Traditional Scotch is amazing, but it can’t only be that.   

World Whisky Day 2024 Annabel Thomas, founder and CEO of Nc’nean

Was it daunting to start a new adventure completely outside of your comfort zone? Or was it exciting?   

I would describe it as a combination. I was really passionate about the idea, and I really felt it needed to be done – but I was also incredibly naive about what it would take! You often don’t really know what you’re letting yourself in for when you start a business.  

You’ve accomplished a lot of firsts within the industry, including becoming the first whisky producer to meet net zero for Scope 1 and Scope 2 emissions, and using fully recycled glass bottles. Do you think being an outsider has given you a unique perspective? 

I have felt at times, like ‘Oh, god they’re doing that maybe we should be doing that’ but then I’ve caught myself and remembered just because someone else is doing something doesn’t mean we need to do it, too. We should do what we think is right. 

If you’ve grown up in the industry, it can be quite hard to break away from the set way of doing things, so I think being an outsider has been an absolute advantage. And it’s not just me that hasn’t worked in the industry before – our team, on average, has significantly less experience in the whisky industry than most other companies, however, we have other experience and that brings a diversity of perspective. 
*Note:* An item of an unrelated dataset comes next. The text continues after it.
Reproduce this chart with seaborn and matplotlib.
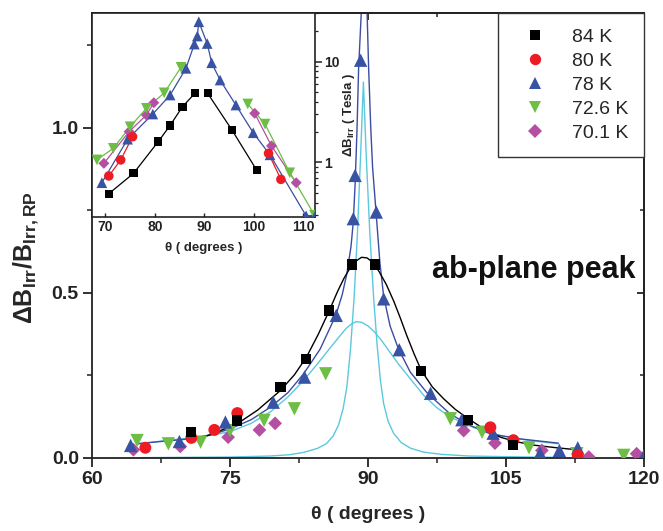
import matplotlib
matplotlib.use("Agg")
import matplotlib.pyplot as plt
from matplotlib.lines import Line2D
from matplotlib.ticker import MultipleLocator, NullFormatter, LogLocator, FixedLocator, FixedFormatter
import pandas as pd
import seaborn as sns

# ---------------------------------------------------------------- data
series = ["84 K", "80 K", "78 K", "72.6 K", "70.1 K"]

# main panel: normalised irreversibility-field excess vs angle
theta_84 = [70.8, 75.8, 80.5, 83.3, 85.8, 88.3, 90.8, 95.8, 100.9, 105.8]
ratio_84 = [0.078, 0.114, 0.215, 0.300, 0.447, 0.586, 0.586, 0.263, 0.116, 0.040]

theta_80 = [65.8, 70.8, 73.3, 75.8, 103.3, 105.8, 112.8]
ratio_80 = [0.031, 0.061, 0.085, 0.136, 0.093, 0.054, 0.008]

theta_78 = [64.2, 69.5, 74.5, 79.7, 83.1, 86.55, 88.4, 88.6, 89.2, 90.9, 91.7,
            93.4, 96.8, 100.2, 103.6, 108.7, 110.8, 112.8, 120.0]
ratio_78 = [0.038, 0.050, 0.109, 0.169, 0.245, 0.432, 0.725, 0.856, 1.205, 0.745, 0.482,
            0.328, 0.196, 0.116, 0.075, 0.015, 0.023, 0.031, 0.008]

theta_726 = [64.9, 68.3, 71.8, 75.0, 78.7, 82.0, 85.4, 98.95, 102.4, 107.5, 112.7, 117.8]
ratio_726 = [0.053, 0.043, 0.048, 0.083, 0.114, 0.149, 0.255, 0.119, 0.078, 0.031, 0.013, 0.008]

theta_701 = [64.5, 69.6, 74.8, 78.2, 79.9, 100.4, 103.8, 108.9, 114.0, 119.2]
ratio_701 = [0.025, 0.035, 0.063, 0.085, 0.105, 0.083, 0.045, 0.023, 0.003, 0.013]

# fitted peak profiles
fit_84_theta = [70.7, 73.0, 75.8, 78.0, 80.5, 82.0, 83.3, 84.6, 85.8, 86.7, 87.4, 88.0,
                88.6, 89.3, 89.9, 90.5, 91.2, 92.0, 92.8, 93.5, 94.2, 95.0, 95.8, 97.0,
                98.2, 99.5, 100.9, 102.5, 104.4, 106.0, 108.0, 110.5, 112.7]
fit_84_ratio = [0.051, 0.072, 0.104, 0.145, 0.205, 0.252, 0.305, 0.375, 0.447, 0.505, 0.545, 0.573,
                0.595, 0.608, 0.606, 0.593, 0.565, 0.525, 0.475, 0.425, 0.372, 0.316, 0.265, 0.215,
                0.180, 0.147, 0.119, 0.090, 0.063, 0.050, 0.039, 0.031, 0.025]

fit_78_theta = [64.9, 67.5, 70.7, 73.0, 75.0, 77.3, 79.4, 81.3, 83.0, 84.8, 86.5, 87.2, 87.7,
                88.15, 88.4, 88.6, 88.8, 88.98, 89.27, 89.35, 89.8, 89.9, 90.07, 90.3, 90.5,
                90.9, 91.3, 91.7, 92.4, 93.3, 94.6, 96.4, 98.9, 101.0, 103.3, 106.5, 110.7]
fit_78_ratio = [0.043, 0.050, 0.058, 0.071, 0.088, 0.116, 0.154, 0.198, 0.255, 0.330, 0.432, 0.495, 0.558,
                0.640, 0.715, 0.830, 0.990, 1.180, 1.350, 1.450, 1.450, 1.350, 1.180, 1.000, 0.880,
                0.735, 0.590, 0.490, 0.400, 0.331, 0.260, 0.198, 0.134, 0.100, 0.073, 0.058, 0.045]

fit_broad_theta = [64.9, 67.5, 70.7, 73.0, 75.0, 77.3, 79.4, 81.3, 83.0, 84.5, 85.9, 86.8,
                   87.6, 88.2, 88.7, 89.3, 90.0, 90.7, 91.5, 92.4, 93.3, 94.6, 96.05, 97.5,
                   98.95, 101.5, 104.4, 107.5, 110.7]
fit_broad_ratio = [0.043, 0.051, 0.061, 0.069, 0.080, 0.105, 0.140, 0.185, 0.235, 0.285, 0.334, 0.365,
                   0.392, 0.406, 0.413, 0.411, 0.400, 0.382, 0.355, 0.320, 0.285, 0.240, 0.190, 0.152,
                   0.124, 0.092, 0.068, 0.053, 0.043]

fit_sharp_theta = [65.3, 70.0, 75.0, 79.4, 81.5, 83.0, 84.5, 85.5, 86.2, 86.8, 87.3, 87.7,
                   88.1, 88.5, 88.85, 89.2, 89.5, 89.8, 90.2, 90.6, 91.0, 91.35, 91.7, 92.2,
                   92.8, 93.6, 94.6, 96.0, 98.0, 101.0, 105.0, 110.7]
fit_sharp_ratio = [0.001, 0.002, 0.003, 0.006, 0.010, 0.017, 0.029, 0.044, 0.066, 0.100, 0.150, 0.215,
                   0.330, 0.490, 0.680, 0.920, 1.139, 0.920, 0.680, 0.490, 0.340, 0.235, 0.165, 0.110,
                   0.074, 0.047, 0.030, 0.018, 0.011, 0.006, 0.004, 0.002]

# inset: irreversibility-field excess in tesla (log scale)
in_theta_84 = [70.7, 75.7, 80.7, 83.1, 85.6, 88.1, 90.7, 95.6, 100.6]
in_field_84 = [0.49, 0.78, 1.61, 2.33, 3.57, 4.84, 4.84, 2.10, 0.84]
in_side_84 = ["low"] * 6 + ["high"] * 3

in_theta_80 = [70.7, 73.1, 75.5, 103.0, 105.5]
in_field_80 = [0.735, 1.06, 1.80, 1.23, 0.68]
in_side_80 = ["low"] * 3 + ["high"] * 2

in_theta_78 = [69.3, 74.5, 79.6, 83.1, 86.3, 88.0, 88.6, 88.9, 90.6, 91.5, 93.2, 96.4,
               99.9, 103.3, 110.6, 112.5]
in_field_78 = [0.63, 1.70, 3.02, 4.66, 8.57, 14.9, 17.9, 24.8, 15.1, 9.73, 6.56, 3.71,
               1.97, 1.19, 0.296, 0.30]
in_side_78 = ["all"] * 16

in_theta_726 = [68.3, 71.6, 75.0, 78.3, 81.9, 85.3, 98.8, 102.3, 107.3, 112.3]
in_field_726 = [1.06, 1.38, 2.26, 3.44, 4.9, 8.77, 3.8, 2.4, 0.79, 0.30]
in_side_726 = ["low"] * 6 + ["high"] * 4

in_theta_701 = [69.7, 74.8, 78.3, 79.8, 100.2, 103.6, 108.6]
in_field_701 = [0.98, 2.02, 2.95, 3.91, 3.07, 1.46, 0.63]
in_side_701 = ["low"] * 4 + ["high"] * 3

# ---------------------------------------------------------------- style
sns.set_style("ticks")
plt.rcParams["font.family"] = ["Liberation Sans", "DejaVu Sans"]
plt.rcParams["font.weight"] = "bold"
plt.rcParams["axes.labelweight"] = "bold"
plt.rcParams["mathtext.fontset"] = "custom"
plt.rcParams["mathtext.rm"] = "Liberation Sans:bold"
plt.rcParams["mathtext.bf"] = "Liberation Sans:bold"
plt.rcParams["mathtext.it"] = "Liberation Sans:bold"
plt.rcParams["mathtext.default"] = "rm"

colors = {"84 K": "#000000", "80 K": "#ED1C24", "78 K": "#3953A4",
          "72.6 K": "#6CBE45", "70.1 K": "#B44FA2"}
markers = {"84 K": "s", "80 K": "o", "78 K": "^", "72.6 K": "v", "70.1 K": "D"}
msize = {"84 K": 7.4, "80 K": 8.6, "78 K": 9.6, "72.6 K": 9.6, "70.1 K": 7.0}
line_dark = "#3A4DA0"
line_cyan = "#5CC8DE"
spine_col = "#222222"

main = {
    "84 K": (theta_84, ratio_84),
    "80 K": (theta_80, ratio_80),
    "78 K": (theta_78, ratio_78),
    "72.6 K": (theta_726, ratio_726),
    "70.1 K": (theta_701, ratio_701),
}
inset = {
    "84 K": (in_theta_84, in_field_84, in_side_84),
    "80 K": (in_theta_80, in_field_80, in_side_80),
    "78 K": (in_theta_78, in_field_78, in_side_78),
    "72.6 K": (in_theta_726, in_field_726, in_side_726),
    "70.1 K": (in_theta_701, in_field_701, in_side_701),
}

fig = plt.figure(figsize=(6.63, 5.31), dpi=100)
ax = fig.add_axes([92 / 663, 1 - 458 / 531, 552 / 663, 445 / 531])

# ---------------------------------------------------------------- main panel
for th, r, col in [(fit_sharp_theta, fit_sharp_ratio, line_cyan),
                   (fit_broad_theta, fit_broad_ratio, line_cyan),
                   (fit_78_theta, fit_78_ratio, line_dark),
                   (fit_84_theta, fit_84_ratio, "#000000")]:
    sns.lineplot(x=th, y=r, ax=ax, color=col, lw=1.0, estimator=None, zorder=2)

for name in series[::-1]:
    th, r = main[name]
    sns.scatterplot(x=th, y=r, ax=ax, marker=markers[name], color=colors[name],
                    s=msize[name] ** 2, edgecolor="none", linewidth=0, zorder=3,
                    clip_on=True)

ax.set_xlim(60, 120)
ax.set_ylim(0, 1.348)
ax.xaxis.set_major_locator(FixedLocator([60, 75, 90, 105, 120]))
ax.xaxis.set_minor_locator(MultipleLocator(7.5))
ax.yaxis.set_major_locator(FixedLocator([0.0, 0.5, 1.0]))
ax.yaxis.set_minor_locator(MultipleLocator(0.25))
ax.yaxis.set_major_formatter(FixedFormatter(["0.0", "0.5", "1.0"]))
ax.tick_params(which="major", direction="out", length=6.5, width=1.3, labelsize=14,
               colors=spine_col, pad=3)
ax.tick_params(which="minor", direction="out", length=3.5, width=1.1, colors=spine_col)
for sp in ax.spines.values():
    sp.set_visible(True)
    sp.set_linewidth(1.3)
    sp.set_color(spine_col)

top = ax.secondary_xaxis("top")
top.xaxis.set_major_locator(FixedLocator([60, 75, 90, 105, 120]))
top.xaxis.set_minor_locator(MultipleLocator(7.5))
top.xaxis.set_major_formatter(NullFormatter())
top.tick_params(which="major", direction="in", length=5, width=1.3, colors=spine_col)
top.tick_params(which="minor", direction="in", length=3, width=1.1, colors=spine_col)
right = ax.secondary_yaxis("right")
right.yaxis.set_major_locator(FixedLocator([0.0, 0.5, 1.0]))
right.yaxis.set_minor_locator(MultipleLocator(0.25))
right.yaxis.set_major_formatter(NullFormatter())
right.tick_params(which="major", direction="in", length=5, width=1.3, colors=spine_col)
right.tick_params(which="minor", direction="in", length=3, width=1.1, colors=spine_col)
for s in (top, right):
    for sp in s.spines.values():
        sp.set_linewidth(1.3)
        sp.set_color(spine_col)

ax.set_xlabel("θ ( degrees )", fontsize=14, labelpad=13)
ax.set_ylabel("ΔB$_{Irr}$/B$_{Irr,RP}$", fontsize=18)
ax.yaxis.set_label_coords(-0.093, 0.45)

ax.text(97.0, 0.568, "ab-plane peak", fontsize=22, fontweight="bold", va="center",
        ha="left", color="#111111")

handles = [Line2D([], [], marker=markers[n], color=colors[n], linestyle="",
                  markersize=msize[n] * 0.95, markeredgewidth=0) for n in series]
leg = ax.legend(handles, series, loc="upper right", bbox_to_anchor=(1.0, 1.0),
                borderaxespad=0, frameon=True, fancybox=False, framealpha=1,
                edgecolor="#333333", prop={"size": 14, "weight": "normal"},
                labelspacing=0.32, handletextpad=0.8, borderpad=0.8,
                handlelength=2.2)
leg.get_frame().set_linewidth(1.0)

# ---------------------------------------------------------------- inset
axin = fig.add_axes([92 / 663, 1 - 217 / 531, 223 / 663, 204 / 531])
for name in series[::-1]:
    th, b, side = inset[name]
    df = pd.DataFrame({"theta": th, "field": b, "side": side})
    sns.lineplot(data=df, x="theta", y="field", units="side", estimator=None,
                 ax=axin, color=colors[name] if name != "78 K" else line_dark,
                 lw=0.9, zorder=2)
for name in series[::-1]:
    th, b, side = inset[name]
    sns.scatterplot(x=th, y=b, ax=axin, marker=markers[name], color=colors[name],
                    s=(msize[name] * 0.8) ** 2, edgecolor="none", linewidth=0, zorder=3)

axin.set_yscale("log")
axin.set_xlim(67.3, 112.4)
axin.set_ylim(0.288, 30.3)
axin.xaxis.set_major_locator(FixedLocator([70, 80, 90, 100, 110]))
axin.yaxis.tick_right()
axin.yaxis.set_label_position("right")
axin.yaxis.set_major_locator(FixedLocator([1, 10]))
axin.yaxis.set_major_formatter(FixedFormatter(["1", "10"]))
axin.yaxis.set_minor_locator(LogLocator(base=10, subs=range(2, 10)))
axin.yaxis.set_minor_formatter(NullFormatter())
axin.tick_params(axis="x", which="major", direction="in", length=3, width=1.0,
                 labelsize=10, pad=2, colors=spine_col)
axin.tick_params(axis="y", which="major", direction="out", length=5, width=1.1,
                 labelsize=10, pad=1.5, colors=spine_col, left=False, right=True)
axin.tick_params(axis="y", which="minor", direction="out", length=2.5, width=0.9,
                 colors=spine_col, left=False, right=True)
for sp in axin.spines.values():
    sp.set_visible(True)
    sp.set_linewidth(1.2)
    sp.set_color(spine_col)
axin.set_xlabel("θ ( degrees )", fontsize=9.5, labelpad=6)
axin.set_ylabel("ΔB$_{Irr}$ ( Tesla )", fontsize=9.5, labelpad=1)

fig.savefig("out.png", dpi=100)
World Whisky Day 2024 Annabel Thomas, founder and CEO of Nc’nean

In the 10 years since you first started raising funding for Nc’nean, sustainability has become a much bigger focus for many businesses. Was it hard to convince people of the importance of being eco-friendly? 
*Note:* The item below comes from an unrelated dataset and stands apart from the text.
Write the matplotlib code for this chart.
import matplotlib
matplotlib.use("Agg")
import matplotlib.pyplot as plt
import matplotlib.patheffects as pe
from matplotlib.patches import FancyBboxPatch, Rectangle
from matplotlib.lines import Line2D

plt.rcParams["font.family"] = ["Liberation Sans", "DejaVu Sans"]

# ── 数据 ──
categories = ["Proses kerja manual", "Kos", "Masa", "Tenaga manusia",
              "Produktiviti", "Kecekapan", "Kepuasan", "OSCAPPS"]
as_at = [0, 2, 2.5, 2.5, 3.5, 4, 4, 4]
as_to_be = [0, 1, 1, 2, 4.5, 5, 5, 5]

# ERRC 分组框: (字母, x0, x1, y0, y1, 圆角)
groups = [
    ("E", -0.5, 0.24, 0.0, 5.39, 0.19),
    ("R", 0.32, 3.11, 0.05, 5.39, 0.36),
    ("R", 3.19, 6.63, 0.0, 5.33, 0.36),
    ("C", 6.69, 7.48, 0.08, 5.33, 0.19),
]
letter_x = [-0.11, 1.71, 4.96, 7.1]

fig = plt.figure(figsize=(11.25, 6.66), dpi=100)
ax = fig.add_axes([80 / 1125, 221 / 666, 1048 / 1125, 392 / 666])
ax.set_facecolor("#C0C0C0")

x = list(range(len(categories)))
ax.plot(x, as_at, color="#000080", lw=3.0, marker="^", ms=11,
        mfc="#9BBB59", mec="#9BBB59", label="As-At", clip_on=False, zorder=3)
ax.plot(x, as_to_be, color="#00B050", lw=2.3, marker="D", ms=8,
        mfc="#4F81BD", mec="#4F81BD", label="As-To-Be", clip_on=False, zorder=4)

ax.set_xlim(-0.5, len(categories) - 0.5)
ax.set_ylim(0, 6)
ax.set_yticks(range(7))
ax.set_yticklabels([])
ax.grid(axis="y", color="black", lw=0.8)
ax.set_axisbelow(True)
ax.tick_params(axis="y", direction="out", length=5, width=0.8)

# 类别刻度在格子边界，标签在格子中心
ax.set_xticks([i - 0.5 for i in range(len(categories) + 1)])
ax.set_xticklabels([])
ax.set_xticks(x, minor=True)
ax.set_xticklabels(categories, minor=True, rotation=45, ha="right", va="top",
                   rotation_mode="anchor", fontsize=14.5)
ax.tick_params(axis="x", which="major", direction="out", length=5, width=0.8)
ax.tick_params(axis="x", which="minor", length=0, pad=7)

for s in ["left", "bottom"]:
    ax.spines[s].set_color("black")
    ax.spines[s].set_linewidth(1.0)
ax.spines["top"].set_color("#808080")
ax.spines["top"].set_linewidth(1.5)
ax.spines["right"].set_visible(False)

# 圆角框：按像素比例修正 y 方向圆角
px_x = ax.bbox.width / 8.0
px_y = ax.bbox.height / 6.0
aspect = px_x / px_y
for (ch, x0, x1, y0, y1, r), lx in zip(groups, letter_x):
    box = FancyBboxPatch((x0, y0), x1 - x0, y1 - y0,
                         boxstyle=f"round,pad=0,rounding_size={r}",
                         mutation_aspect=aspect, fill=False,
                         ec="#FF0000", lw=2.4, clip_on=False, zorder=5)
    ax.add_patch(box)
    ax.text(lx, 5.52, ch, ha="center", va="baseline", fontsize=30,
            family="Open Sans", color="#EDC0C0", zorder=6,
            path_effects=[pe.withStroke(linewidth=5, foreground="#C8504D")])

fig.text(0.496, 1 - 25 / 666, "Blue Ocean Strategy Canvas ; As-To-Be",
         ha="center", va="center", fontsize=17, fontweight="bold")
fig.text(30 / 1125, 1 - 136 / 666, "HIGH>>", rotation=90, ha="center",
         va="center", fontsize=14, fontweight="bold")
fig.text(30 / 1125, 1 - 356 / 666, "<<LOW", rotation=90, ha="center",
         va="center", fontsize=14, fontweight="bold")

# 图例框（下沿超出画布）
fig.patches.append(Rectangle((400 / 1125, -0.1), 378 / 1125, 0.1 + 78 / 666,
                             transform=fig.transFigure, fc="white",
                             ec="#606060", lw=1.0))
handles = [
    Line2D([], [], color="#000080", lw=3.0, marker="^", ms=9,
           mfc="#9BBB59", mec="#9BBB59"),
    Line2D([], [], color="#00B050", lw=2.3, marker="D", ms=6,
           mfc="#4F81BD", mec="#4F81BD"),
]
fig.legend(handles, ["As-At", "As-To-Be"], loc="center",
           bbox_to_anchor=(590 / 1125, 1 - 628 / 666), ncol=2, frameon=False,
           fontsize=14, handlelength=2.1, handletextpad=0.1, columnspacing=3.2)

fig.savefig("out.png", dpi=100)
When we were raising money in 2013-14, we were putting proposals in front of investors for our biomass boiler, for example, and lots of them said it didn’t make economic sense so we shouldn’t do it. You would never have that conversation now! Everyone’s got green investment funds now, which didn’t even exist 10 years ago. 

The world has actually moved quite quickly in that sense – for sustainability to go from being quite a niche hippie idea to something that’s totally mainstream in the course of a decade is quite incredible. 

What have been some of your biggest challenges? 

With being organic, the challenge is cost. The barley is much more expensive and that’s a particularly acute problem when you’re starting a distillery and you’ve shelled out nearly five million pounds to build it!  

The biomass boiler was difficult both in terms of the upfront investment – that was half million pounds – and also technically because it’s a much more complicated piece of technology. We had to buy a wood chipper to feed it, so three of our distillers are trained to use that, and have to find time to watch it in amongst their production schedule. 

What do you love about the whisky industry? 

The whisky industry is very small and very wonderful and friendly, and people tend to spend a long time in it. Partly, actually, as a result of being so wonderful and friendly, no one ever wants to leave!